А моя роль в Белграде была такой: добиться мирного, политического договора о переустройстве Югославии, попытаться мирным путем завершить процесс достижения республиками независимости, поскольку общая страна больше не могла существовать ни как федерация, ни как конфедерация. Но процесс должен был быть управляемым, требовались экономические и политические механизмы на этот переходный период. Однако добиться этого было невозможно, поскольку Милошевич всеми силами стремился к войне. А войну, к сожалению, я не смог предотвратить.
-- В первом издании ваша книга мемуаров называлась «Как мы разрушили Югославию». Почему второе издание вышло с измененным названием -- «Как была разрушена Югославия»?
-- Да я с самого начала, когда решал вопрос с заголовком книги, собирался следовать объективному подходу: «Как была разрушена Югославия». Но потом согласился с предложением своих друзей: подчеркнуть в названии, что каждый внес свой вклад в исчезновение этой страны.
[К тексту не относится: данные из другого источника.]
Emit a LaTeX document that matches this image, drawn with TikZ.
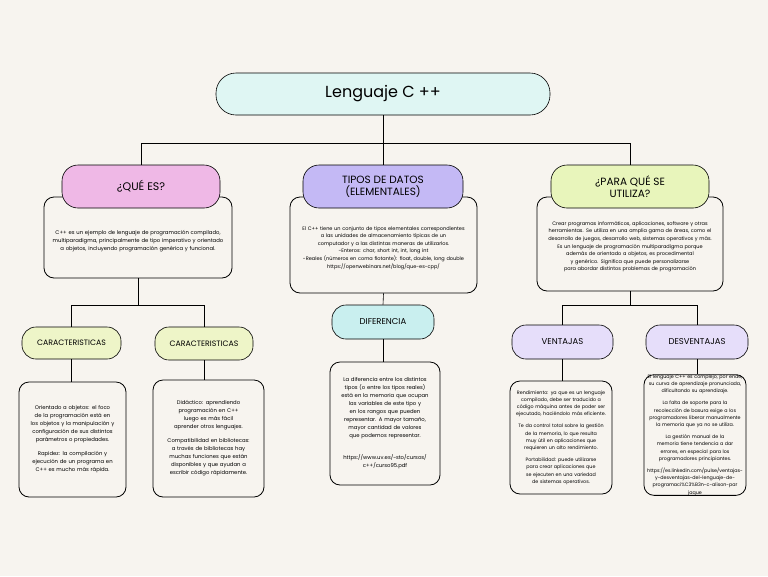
\documentclass[tikz,border=0pt]{standalone}
\usepackage{fontspec}
\setmainfont{Poppins}
\usetikzlibrary{positioning}
\hyphenpenalty=10000
\exhyphenpenalty=10000
\definecolor{bgcol}{HTML}{F7F4EF}
\definecolor{titlecol}{HTML}{DFF6F3}
\definecolor{pinkcol}{HTML}{EFB8E6}
\definecolor{lavcol}{HTML}{C4B9F5}
\definecolor{greencol}{HTML}{E8F5BB}
\definecolor{yelcol}{HTML}{EEF5C8}
\definecolor{cyancol}{HTML}{C9EFEF}
\definecolor{violcol}{HTML}{E6DEFA}
\tikzset{
  head/.style={draw, line width=0.6pt, rounded corners=16pt, align=center, inner sep=0pt},
  sub/.style={draw, line width=0.6pt, rounded corners=14pt, align=center, inner sep=0pt, font=\fontsize{8.5}{10}\selectfont},
  body/.style={draw, line width=0.8pt, rounded corners=10pt, fill=bgcol, align=center, inner sep=0pt, font=\fontsize{5.3}{8}\selectfont},
  link/.style={line width=0.6pt}
}
\begin{document}
\hyphenpenalty=10000
\begin{tikzpicture}[x=1pt,y=-1pt]
            % Background
            \fill[bgcol] (0,0) rectangle (768,576);
            \useasboundingbox (0,0) rectangle (768,576);

            % Title
            \node[head, fill=titlecol, minimum width=334pt, minimum height=42pt, rounded corners=20pt, font=\fontsize{16}{18}\selectfont] (title) at (383,94) {Lenguaje C ++};

            % Bodies of the three branches
            \node[body, text width=172pt, minimum width=188pt, minimum height=81pt] (queB) at (138,237.5) {\\[4pt]C++ es un ejemplo de lenguaje de programación compilado, multiparadigma, principalmente de tipo imperativo y orientado a objetos, incluyendo programación genérica y funcional.};
            \node[body, text width=178pt, minimum width=187pt, minimum height=96pt, font=\fontsize{5}{7.6}\selectfont] (tipB) at (383.5,245) {\\[2pt]El C++ tiene un conjunto de tipos elementales correspondientes a las unidades de almacenamiento típicas de un computador y a las distintas maneras de utilizarlos.\\ -Enteros: char, short int, int, long int\\ -Reales (números en coma flotante): float, double, long double\\ https://openwebinars.net/blog/que-es-cpp/};
            \node[body, text width=176pt, minimum width=186pt, minimum height=94pt, font=\fontsize{5}{7.6}\selectfont] (parB) at (630,244) {\\[2pt]Crear programas informáticos, aplicaciones, software y otras herramientas. Se utiliza en una amplia gama de áreas, como el desarrollo de juegos, desarrollo web, sistemas operativos y más.\\ Es un lenguaje de programación multiparadigma porque además de orientado a objetos, es procedimental y genérico. Significa que puede personalizarse para abordar distintos problemas de programación};

            % Headers
            \node[head, fill=pinkcol, minimum width=158pt, minimum height=43pt, font=\fontsize{11}{13}\selectfont] (que) at (141,186.5) {¿QUÉ ES?};
            \node[head, fill=lavcol, minimum width=160pt, minimum height=43pt, font=\fontsize{10.5}{12}\selectfont] (tip) at (383,186.5) {TIPOS DE DATOS\\(ELEMENTALES)};
            \node[head, fill=greencol, minimum width=158pt, minimum height=43pt, font=\fontsize{10.5}{12}\selectfont] (par) at (630,186.5) {¿PARA QUÉ SE\\UTILIZA?};

            % Second level
            \node[sub, fill=yelcol, minimum width=99pt, minimum height=32pt, font=\fontsize{7.8}{9}\selectfont] (carA) at (71.5,343) {CARACTERISTICAS};
            \node[sub, fill=yelcol, minimum width=98pt, minimum height=33pt, font=\fontsize{7.8}{9}\selectfont] (carB) at (204,343.5) {CARACTERISTICAS};
            \node[sub, fill=cyancol, minimum width=102pt, minimum height=34pt] (dif) at (383,322) {DIFERENCIA};
            \node[sub, fill=violcol, minimum width=101pt, minimum height=34pt] (ven) at (562.5,342) {VENTAJAS};
            \node[sub, fill=violcol, minimum width=102pt, minimum height=34pt] (des) at (697,342) {DESVENTAJAS};

            % Leaf bodies
            \node[body, text width=88pt, minimum width=107pt, minimum height=115pt] (carAB) at (72.5,439.5) {Orientado a objetos: el foco de la programación está en los objetos y la manipulación y configuración de sus distintos parámetros o propiedades.\\[6pt] Rapidez: la compilación y ejecución de un programa en C++ es mucho más rápida.};
            \node[body, text width=90pt, minimum width=111pt, minimum height=117pt] (carBB) at (208.5,438.5) {Didáctico: aprendiendo programación en C++ luego es más fácil aprender otros lenguajes.\\[6pt] Compatibilidad en bibliotecas: a través de bibliotecas hay muchas funciones que están disponibles y que ayudan a escribir código rápidamente.};
            \node[body, text width=90pt, minimum width=110pt, minimum height=123pt] (difB) at (385,423.5) {La diferencia entre los distintos tipos (o entre los tipos reales) está en la memoria que ocupan las variables de este tipo y en los rangos que pueden representar. A mayor tamaño, mayor cantidad de valores que podemos representar.\\[14pt] https://www.uv.es/\string~sto/cursos/ c++/curso95.pdf};
            \node[body, text width=92pt, minimum width=102pt, minimum height=113pt, font=\fontsize{4.8}{7.2}\selectfont] (venB) at (561,437.5) {Rendimiento: ya que es un lenguaje compilado, debe ser traducido a código máquina antes de poder ser ejecutado, haciéndolo más eficiente.\\[5pt] Te da control total sobre la gestión de la memoria, lo que resulta muy útil en aplicaciones que requieren un alto rendimiento.\\[5pt] Portabilidad: puede utilizarse para crear aplicaciones que se ejecuten en una variedad de sistemas operativos.};
            \node[body, text width=96pt, minimum width=102pt, minimum height=114pt, font=\fontsize{4.8}{7.2}\selectfont] (desB) at (695,435) {El lenguaje C++ es complejo, por ende, su curva de aprendizaje pronunciada, dificultando su aprendizaje.\\[5pt] La falta de soporte para la recolección de basura exige a los programadores liberar manualmente la memoria que ya no se utiliza.\\[5pt] La gestión manual de la memoria tiene tendencia a dar errores, en especial para los programadores principiantes.\\[5pt] https://es.linkedin.com/pulse/ventajas-\\y-desventajas-del-lenguaje-de-\\programaci\%C3\%B3n-c-alison-par\\jaque};

            % Connectors
            \coordinate (hub) at (383,143);
            \draw[link] (title.south) -- (hub);
            \draw[link] (hub) -| (que.north);
            \draw[link] (hub) -| (par.north);
            \draw[link] (hub) -- (tip.north);

            \coordinate (hubA) at (138,305);
            \draw[link] (queB.south) -- (hubA);
            \draw[link] (hubA) -| (carA.north);
            \draw[link] (hubA) -| (carB.north);
            \draw[link] (carA.south) -- (carA.south |- carAB.north);
            \draw[link] (carB.south) -- (carB.south |- carBB.north);

            \draw[link] (tipB.south) -- (dif.north);
            \draw[link] (dif.south) -- (dif.south |- difB.north);

            \coordinate (hubC) at (630,305);
            \draw[link] (parB.south) -- (hubC);
            \draw[link] (hubC) -| (ven.north);
            \draw[link] (hubC) -| (des.north);
            \draw[link] (ven.south) -- (ven.south |- venB.north);
            \draw[link] (des.south) -- (des.south |- desB.north);
\end{tikzpicture}
\end{document}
А во втором издании я изменил подход: пусть читатель сам решает, кто на самом деле разрушал Югославию.
-- Несколько лет назад, будучи оппозиционером, вы давали показания Гаагскому трибуналу в качестве свидетеля по делу мэра города Вуковар Славко Докмановича. Вы готовы снова отправиться в Голландию в качестве свидетеля по делу Милошевича?
-- Если следователи трибунала потребуют, я готов явиться. Я могу говорить о фактах, которые мне известны, о событиях, произошедших во время моего пребывания в составе президиума Югославии, в период подготовки войны и во время самой войны. Никакой личной потребности ехать в Гаагу у меня нет, но если трибунал сочтет нужным... В Хорватии принят закон о сотрудничестве с Гаагским трибуналом, и если я требую от сограждан следования закону, то и сам должен ему подчиняться.
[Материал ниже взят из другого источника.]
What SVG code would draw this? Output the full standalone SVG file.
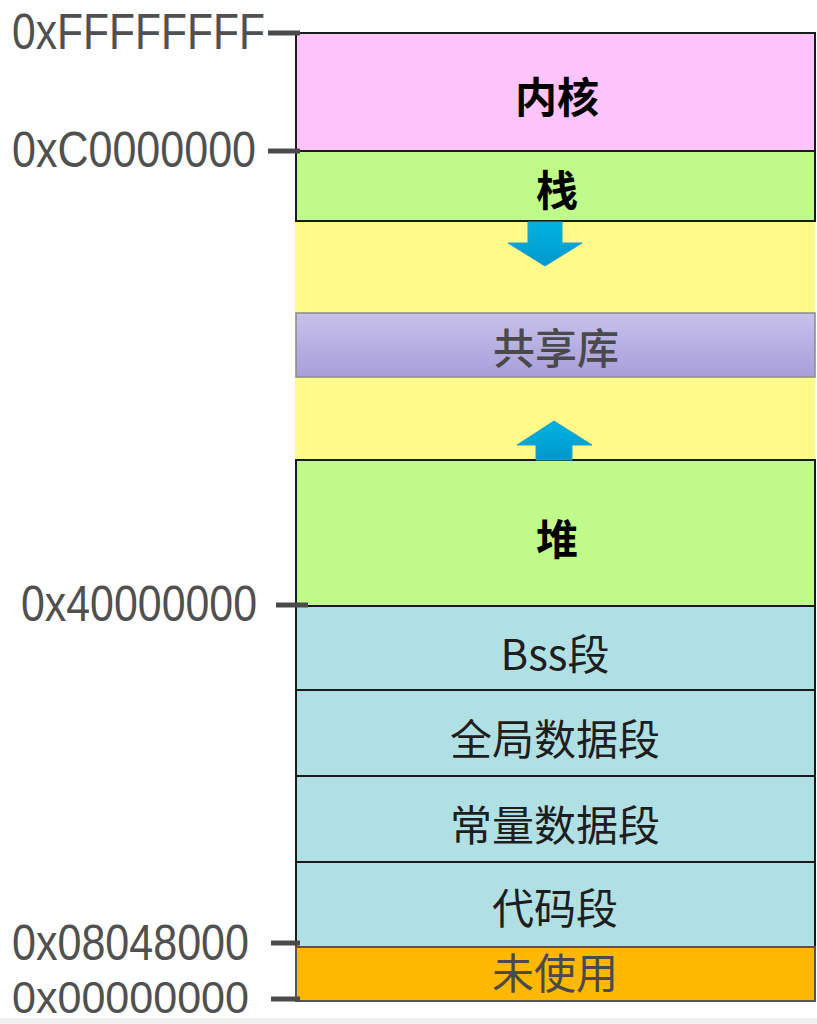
<svg xmlns="http://www.w3.org/2000/svg" width="817" height="1024" viewBox="0 0 817 1024">
<style>
.seg{stroke:#1a1a1a;stroke-width:2}
.addr{font-family:"Liberation Sans",Arial,sans-serif;font-size:50px;fill:#505050}
.lbl{font-family:"Noto Sans CJK SC","Liberation Sans",sans-serif;font-size:42px;text-anchor:middle;dominant-baseline:central}
.b{font-weight:bold;fill:#000}
.n{fill:#1e1e1e}
.g{fill:#4a4a4a;font-weight:500}
.tick{stroke:#4a4a4a;stroke-width:5}
.arrow{fill:url(#arr);stroke:#2a9cc8;stroke-width:1}
</style>
<defs>
<linearGradient id="lib" x1="0" y1="0" x2="0" y2="1">
<stop offset="0" stop-color="#c8c2ec"/>
<stop offset="1" stop-color="#a79ed9"/>
</linearGradient>
<linearGradient id="arr" x1="0" y1="0" x2="0" y2="1">
<stop offset="0" stop-color="#00b4e0"/>
<stop offset="1" stop-color="#0098cc"/>
</linearGradient>
</defs>
<rect x="0" y="1018" width="817" height="6" fill="#f0f0f0"/>
<g id="free-area"><rect x="295" y="222" width="520" height="238" fill="#fffa8a"/></g>
<g id="kernel"><rect class="seg" x="296" y="33" width="519" height="118" fill="#ffc4fc"/><text class="lbl b" x="557" y="94">内核</text></g>
<g id="stack"><rect class="seg" x="296" y="151" width="519" height="70" fill="#c0fa8a"/><text class="lbl b" x="557" y="187">栈</text></g>
<g id="shared-lib"><rect x="296" y="313" width="519" height="64" fill="url(#lib)" stroke="#8a8a8a" stroke-width="1.5"/><text class="lbl g" x="556" y="345">共享库</text></g>
<g id="heap"><rect class="seg" x="296" y="460" width="519" height="146" fill="#c0fa8a"/><text class="lbl b" x="557" y="536">堆</text></g>
<g id="bss"><rect class="seg" x="296" y="606" width="519" height="84" fill="#b0e0e4"/><text class="lbl n" x="555" y="651">Bss段</text></g>
<g id="global"><rect class="seg" x="296" y="690" width="519" height="86" fill="#b0e0e4"/><text class="lbl n" x="555" y="736">全局数据段</text></g>
<g id="const"><rect class="seg" x="296" y="776" width="519" height="86" fill="#b0e0e4"/><text class="lbl n" x="555" y="822">常量数据段</text></g>
<g id="code"><rect class="seg" x="296" y="862" width="519" height="85" fill="#b0e0e4"/><text class="lbl n" x="555" y="905">代码段</text></g>
<g id="unused"><rect x="296" y="947" width="519" height="54" fill="#ffb800" stroke="#555" stroke-width="2"/><text class="lbl g" x="555" y="970" style="font-weight:normal">未使用</text></g>
<g id="connectors">
<polygon class="arrow" points="528,222 562,222 562,243 582,243 545,266 508,243 528,243"/>
<polygon class="arrow" points="536,460 572,460 572,445 592,445 554,421 517,445 536,445"/>
</g>
<g id="addresses">
<line class="tick" x1="268" y1="33" x2="300" y2="33"/>
<line class="tick" x1="268" y1="151" x2="300" y2="151"/>
<line class="tick" x1="276" y1="605" x2="308" y2="605"/>
<line class="tick" x1="271" y1="943" x2="300" y2="943"/>
<line class="tick" x1="271" y1="999" x2="300" y2="999"/>
<text class="addr" x="12" y="49" textLength="253" lengthAdjust="spacingAndGlyphs">0xFFFFFFFF</text>
<text class="addr" x="12" y="167" textLength="244" lengthAdjust="spacingAndGlyphs">0xC0000000</text>
<text class="addr" x="21" y="621" textLength="236" lengthAdjust="spacingAndGlyphs">0x40000000</text>
<text class="addr" x="12" y="960" textLength="237" lengthAdjust="spacingAndGlyphs">0x08048000</text>
<text class="addr" x="12" y="1013" style="font-size:45px" textLength="237" lengthAdjust="spacingAndGlyphs">0x00000000</text>
</g>
</svg>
-- Мы так много говорили о политических проблемах, что невольно подумаешь: президентская доля -- не из легких. В вашей карьере политика были приятные моменты? На какой должности вы чувствовали себя уютнее всего?
-- В самом начале политической биографии я был руководителем маленькой общины в одной из исторических областей Хорватии, в Славонии, с населением 24 тысячи человек. Там у меня сложилась хорошая команда, и эта работа мне очень нравилась...
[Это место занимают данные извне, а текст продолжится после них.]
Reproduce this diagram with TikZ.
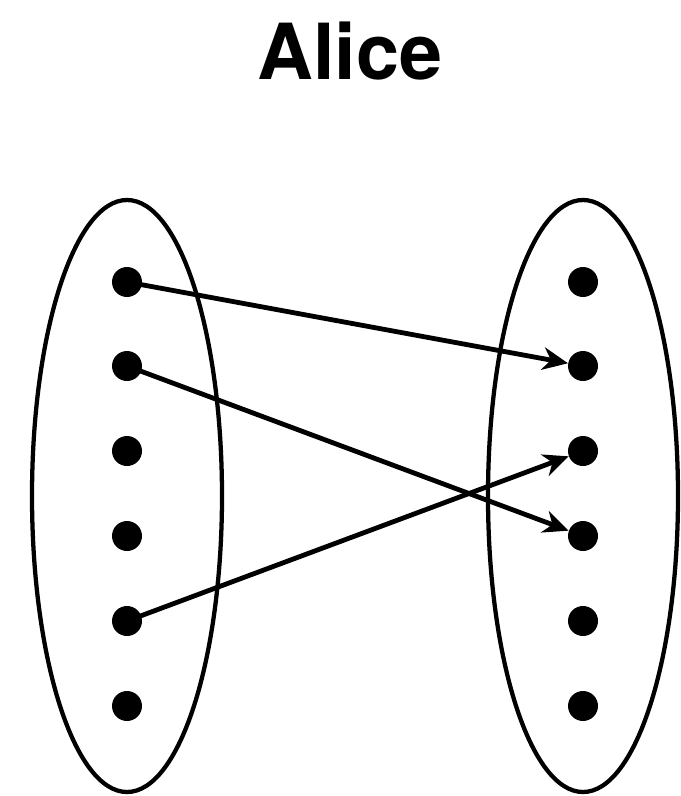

-- Так почему же вы не попросились снова на этот пост? Почему решили стать президентом Хорватии, а не вернулись в ту же Славонию?
-- Потому что считаю: я еще могу что-то сделать для демократического развития Хорватии и становления правового государства. Я считаю своей обязанностью заниматься политикой, считаю, что еще нужен в этой политике. Сколь бы трудным ни была эта работа, я еще считаю себя востребованным.
-- Вы сказали о том, что цель вашей страны -- Европа. Чем сегодня Россия интересна Хорватии?
-- Россия -- европейская страна, и российская дорога -- это тоже дорога в Европу. А мы заинтересованы в сотрудничестве со всеми европейскими странами, потому что у них общие интересы. Разобщенная и конфликтующая Европа ничего не значит в мире. Открытых политических проблем в отношениях между нашими странами нет, а вот что касается экономики -- тут все может быть куда лучше. Хорватия заинтересована в сотрудничестве с Россией прежде всего потому, что Россия -- великая держава и страна с огромным политическим и экономическим потенциалом. Мы хотим, чтобы через наши морские порты транспортировались товары в Россию и из России. Мы можем сотрудничать в фармацевтике, в области переработки продуктов, развития телекоммуникаций. Наш туризм и вложение российского капитала в хорватский туризм -- это для нас очень интересно. Россиян приезжает в Хорватию все больше, и могу сказать, что для нас русские -- одни из самых желанных гостей.